I made a couple of QSOs with this on 10m

QSO on 10m FT8

using a CB vertical. Switching to a OCFD I listened on a few bands, and the signal got out OK.

PSK reporter

setting up the Ailunce HS1 as a FT817 using FLRig for FLDigi

I use FLrig with FLDigi. It’s not the only way to use CAT control with FLDigi, but it’s what I do, using the Raspberry Pi. FLrig really wants to still see your old serial CAT control before it will let you ger far enough to change it, I had to put the USB serial dongle in that controls the FT897 before it would allow me to change it, else it hangs. Forever. Really must remember to switch that back before I give the Ailunce back ;) Start up FLrig

FLrig doesn’t have a mcHF option, or at least it wasn’t amoung the options I had. However, the UHSDR project tells you the rig emulates the FT817 to a large extent, so choosing that should get you going.

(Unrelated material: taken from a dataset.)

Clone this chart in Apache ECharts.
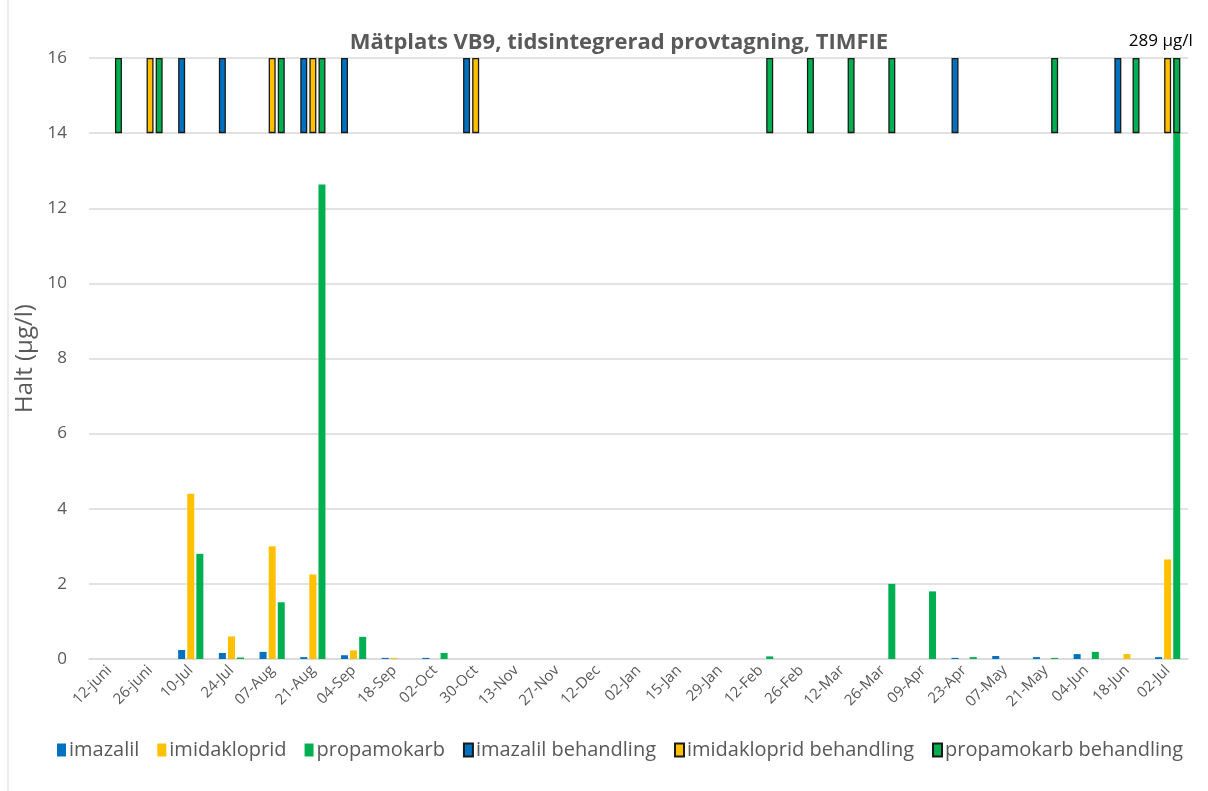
<!DOCTYPE html>
<html>
<head>
    <meta charset="utf-8">
    <script src="https://cdn.jsdelivr.net/npm/echarts@6/dist/echarts.min.js"></script>
    <style>
        html, body { margin: 0; padding: 0; background: #fff; }
    </style>
</head>
<body>
<div id="main" style="width: 1208px;height:791px;"></div>
<script type="text/javascript">
    // provtagningsdatum (kategorier)
    var dates = ['12-juni', '26-juni', '10-Jul', '24-Jul', '07-Aug', '21-Aug', '04-Sep', '18-Sep',
        '02-Oct', '30-Oct', '13-Nov', '27-Nov', '12-Dec', '02-Jan', '15-Jan', '29-Jan', '12-Feb',
        '26-Feb', '12-Mar', '26-Mar', '09-Apr', '23-Apr', '07-May', '21-May', '04-Jun', '18-Jun', '02-Jul'];

    // halter (µg/l)
    var imazalil = [null, null, 0.24, 0.16, 0.19, 0.05, 0.10, 0.03, 0.03, null, null, null, null, null,
        null, null, null, null, null, null, null, 0.03, 0.08, 0.05, 0.13, null, 0.05];
    var imidakloprid = [null, null, 4.4, 0.6, 3.0, 2.25, 0.23, 0.03, null, null, null, null, null, null,
        null, null, null, null, null, null, null, null, null, null, null, 0.13, 2.65];
    var propamokarb = [null, null, 2.8, 0.04, 1.51, 12.63, 0.59, null, 0.16, null, null, null, null, null,
        null, null, 0.07, null, null, 2.0, 1.8, 0.05, null, 0.03, 0.19, null, 289];

    // behandlingar (1 = behandling den perioden)
    var imazalilBeh = [0, 0, 1, 1, 0, 1, 1, 0, 0, 1, 0, 0, 0, 0, 0, 0, 0, 0, 0, 0, 0, 1, 0, 0, 0, 1, 0];
    var imidaklopridBeh = [0, 1, 0, 0, 1, 1, 0, 0, 0, 1, 0, 0, 0, 0, 0, 0, 0, 0, 0, 0, 0, 0, 0, 0, 0, 0, 1];
    var propamokarbBeh = [1, 1, 0, 0, 1, 1, 0, 0, 0, 0, 0, 0, 0, 0, 0, 0, 1, 1, 1, 1, 0, 0, 0, 1, 0, 1, 1];

    var yTicks = [0, 2, 4, 6, 8, 10, 12, 14, 16];
    var behLow = 14, behHigh = 16;

    var blue = '#0070C0', yellow = '#FFC000', green = '#00B050';
    var txt = '#595959';
    var font = 'Open Sans';

    var myChart = echarts.init(document.getElementById('main'));

    function behBase(flags) {
        return flags.map(function (f) { return f ? behLow : null; });
    }
    function behTop(flags) {
        return flags.map(function (f) { return f ? behHigh - behLow : null; });
    }

    function valueSeries(name, data, color) {
        return {
            name: name, type: 'bar', xAxisIndex: 0, data: data,
            barWidth: 7, barGap: '30%',
            itemStyle: { color: color },
            clip: true
        };
    }
    function behSeries(name, flags, color, stackName) {
        return [{
            name: name + '_base', type: 'bar', xAxisIndex: 1, stack: stackName,
            data: behBase(flags), barWidth: 7, barGap: '30%',
            itemStyle: { color: 'rgba(0,0,0,0)' }, silent: true
        }, {
            name: name, type: 'bar', xAxisIndex: 1, stack: stackName,
            data: behTop(flags), barWidth: 7, barGap: '30%',
            itemStyle: { color: color, borderColor: '#1a1a1a', borderWidth: 1.3 }
        }];
    }

    var series = [
        valueSeries('imazalil', imazalil, blue),
        valueSeries('imidakloprid', imidakloprid, yellow),
        valueSeries('propamokarb', propamokarb, green)
    ].concat(
        behSeries('imazalil behandling', imazalilBeh, blue, 'a'),
        behSeries('imidakloprid behandling', imidaklopridBeh, yellow, 'b'),
        behSeries('propamokarb behandling', propamokarbBeh, green, 'c')
    );

    // etikett för det avklippta värdet (289 µg/l ligger utanför skalan)
    series[2].markPoint = {
        symbol: 'rect', symbolSize: 1,
        itemStyle: { color: 'rgba(0,0,0,0)' },
        data: [{ coord: [dates.length - 1, behHigh] }],
        label: {
            show: true, position: 'inside',
            formatter: propamokarb[propamokarb.length - 1] + ' µg/l',
            color: '#000', fontFamily: font, fontSize: 17,
            offset: [-16, -17]
        }
    };

    var option = {
        animation: false,
        textStyle: { fontFamily: font },
        title: {
            text: 'Mätplats VB9, tidsintegrerad provtagning, TIMFIE',
            left: 614, top: 27, textAlign: 'center',
            textStyle: { fontSize: 22, fontWeight: 'bold', color: txt, fontFamily: font }
        },
        graphic: [{
            type: 'rect', shape: { x: 8, y: -2, width: 1210, height: 800 },
            style: { fill: 'none', stroke: '#D9D9D9', lineWidth: 1 }, silent: true
        }],
        legend: {
            top: 735, left: 52,
            itemWidth: 9, itemHeight: 13, itemGap: 18,
            icon: 'rect',
            data: ['imazalil', 'imidakloprid', 'propamokarb', 'imazalil behandling',
                'imidakloprid behandling', 'propamokarb behandling'],
            textStyle: { color: txt, fontSize: 20, fontFamily: font, padding: [0, 0, 0, -2] }
        },
        grid: { left: 89, right: 20, top: 58, bottom: 132, containLabel: false },
        xAxis: [{
            type: 'category', data: dates,
            axisLine: { lineStyle: { color: '#D9D9D9', width: 1.5 } },
            axisTick: { show: false },
            axisLabel: { rotate: 45, interval: 0, color: txt, fontSize: 15, fontFamily: font, margin: 9 }
        }, {
            type: 'category', data: dates, show: false
        }],
        yAxis: {
            type: 'value', min: yTicks[0], max: yTicks[yTicks.length - 1], interval: 2,
            name: 'Halt (µg/l)', nameLocation: 'middle', nameGap: 35, nameRotate: 90,
            nameTextStyle: { color: txt, fontSize: 24, fontFamily: font },
            axisLine: { show: false }, axisTick: { show: false },
            axisLabel: { color: txt, fontSize: 17, fontFamily: font, margin: 22 },
            splitLine: { lineStyle: { color: '#D9D9D9', width: 1.5 } }
        },
        series: series
    };
    myChart.setOption(option);
</script>
</body>
</html>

Raspberry Pi CAT serial config on FLRig. THIS IS NOT A WINDOWS MACHINE! Windows will look different

FLrig is a bit more robust that WSJT-X’s Hamlib - when I ask for DIGI mode on FLDigi, FLrig resets that to USB (upper sideband, not universal serial bus) as it was before without throwing a hissy fit and losing touch with the desired frequency.

Only after you have sorted FLrig should you start FLDigi, FLDigi was still set to use FLrig for CAT control. So you don’t need to change CAT control in FLDigi, just audio.

Raspberry Pi audio setup in FLDigi. THIS IS NOT A WINDOWS MACHINE! Windows will look different

Portaudio worked for me. As I said before, audio on Linux is arcane and flighty. This is not the only way to do this, but portaudio is what worked for me, both with this rig and with the G4ZLP external interface for the FT897. The delightful thing with audio subsystems on Linux is that there are so many different and mutually incompatible standards2 - take your pick…

I had to monitor myself on the Weston SDR, since I didn’t manage to drum up any Olivia 16/500 contacts on 60m. It’s a shame, but hardly anybody seems to monitor any digimodes other than FT8 these days. But the signal did get out on the OCFD in the early afternoon.

The FT817 CAT interface never tells FLRig it is putting out more than 5W, but at lower frequencies the Ailunce seems to be capable of putting out about 10W on FULL.

Conclusion

The price is right but the goods are odd. The mcHF this is based on is billed as a project not a product, so you should expect some quirkiness which project builders would be au fait with but I wasn’t.

Having said all that, from a standing start I managed to get this going in a couple of days. That is, after I discarded the supplied microphone, worked out the barmy wiring of the microphone connector and took a long shot on the CAT control and usb sound card interface, about which Ailunce don’t breathe a word3. Teamed up with a Raspberry Pi4 and touchscreen it would make a decent basis of a QRP datamodes rig, and the inbuilt usb connected CAT control and sound card makes that a bit less messy and error-prone 4 than using an analogue interface to a rig like the FT817/818 or KX3.

resources

  1. when you have eliminated the impossible, whatever remains,however improbable, must be the truth The Sign of Four 

  2. Refer to Raspberry Pi’s 2020 blog - to wit: Audio on Linux is really quite complicated. There are multiple different standards for handling audio input and output, and it does sometimes seem that what has happened, historically, is that whenever anyone wanted to use audio in Linux, they looked at the existing libraries and programs and went “Hmmm… I don’t like that, I’ll write something new and better.” This has resulted in a confused mass of competing and conflicting software, none of which quite works the way anyone wants it to! 

  3. There’s a throwaway line on page 72 Also included is J11, the USB Dfu connector used for programming and J10, the full-sized USB connector which is reserved for future use with other peripherals 

  4. As long as you remember not to start the HS1 with a computer connected to the DFU mini-USB socket - because it won’t start up.